Exercise details:
Reproduce the listing word for word. Skip any image.
____________
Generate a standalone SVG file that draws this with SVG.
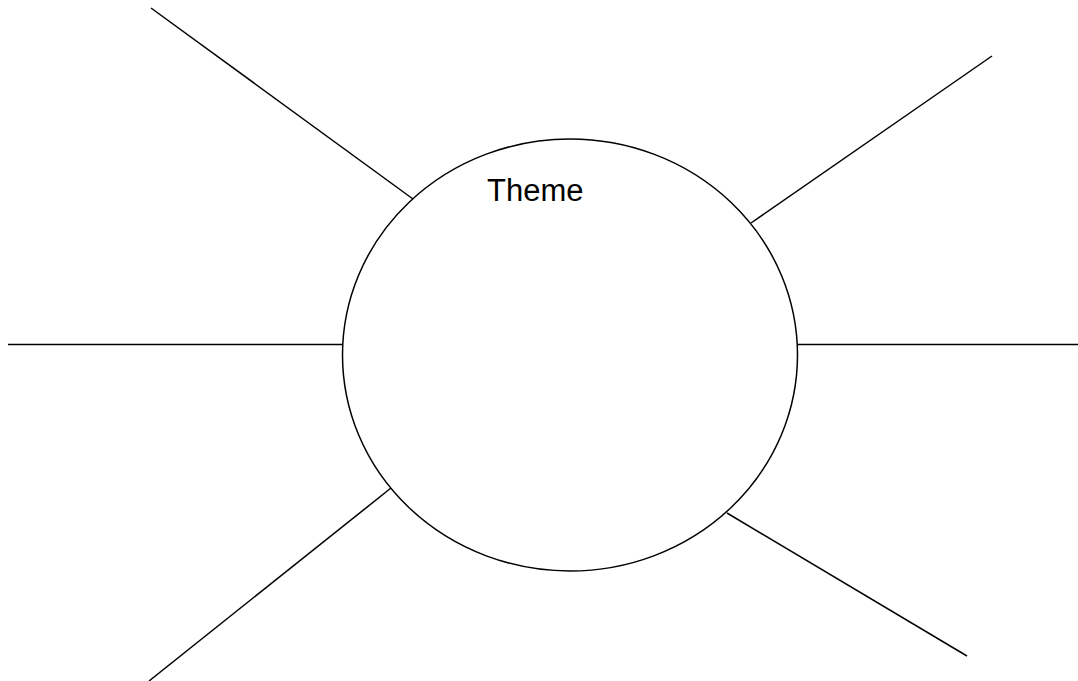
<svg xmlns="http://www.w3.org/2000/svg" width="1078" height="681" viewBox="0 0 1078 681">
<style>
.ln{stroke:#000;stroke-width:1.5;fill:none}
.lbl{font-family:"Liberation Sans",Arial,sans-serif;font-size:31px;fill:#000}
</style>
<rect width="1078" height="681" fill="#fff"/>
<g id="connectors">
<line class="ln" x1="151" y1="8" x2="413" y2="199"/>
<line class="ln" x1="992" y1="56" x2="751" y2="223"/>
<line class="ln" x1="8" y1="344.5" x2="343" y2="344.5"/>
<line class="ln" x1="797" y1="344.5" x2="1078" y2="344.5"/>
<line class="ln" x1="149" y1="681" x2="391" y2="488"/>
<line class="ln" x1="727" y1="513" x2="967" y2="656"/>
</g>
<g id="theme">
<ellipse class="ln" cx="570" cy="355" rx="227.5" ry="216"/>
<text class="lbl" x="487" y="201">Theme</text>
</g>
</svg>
____________
Exercise output:
Generate a standalone SVG file that draws this with SVG.
<svg xmlns="http://www.w3.org/2000/svg" width="1078" height="681" viewBox="0 0 1078 681">
<style>
.ln{stroke:#000;stroke-width:1.5;fill:none}
.lbl{font-family:"Liberation Sans",Arial,sans-serif;font-size:31px;fill:#000}
</style>
<rect width="1078" height="681" fill="#fff"/>
<g id="connectors">
<line class="ln" x1="151" y1="8" x2="413" y2="199"/>
<line class="ln" x1="992" y1="56" x2="751" y2="223"/>
<line class="ln" x1="8" y1="344.5" x2="343" y2="344.5"/>
<line class="ln" x1="797" y1="344.5" x2="1078" y2="344.5"/>
<line class="ln" x1="149" y1="681" x2="391" y2="488"/>
<line class="ln" x1="727" y1="513" x2="967" y2="656"/>
</g>
<g id="theme">
<ellipse class="ln" cx="570" cy="355" rx="227.5" ry="216"/>
<text class="lbl" x="487" y="201">Theme</text>
</g>
</svg>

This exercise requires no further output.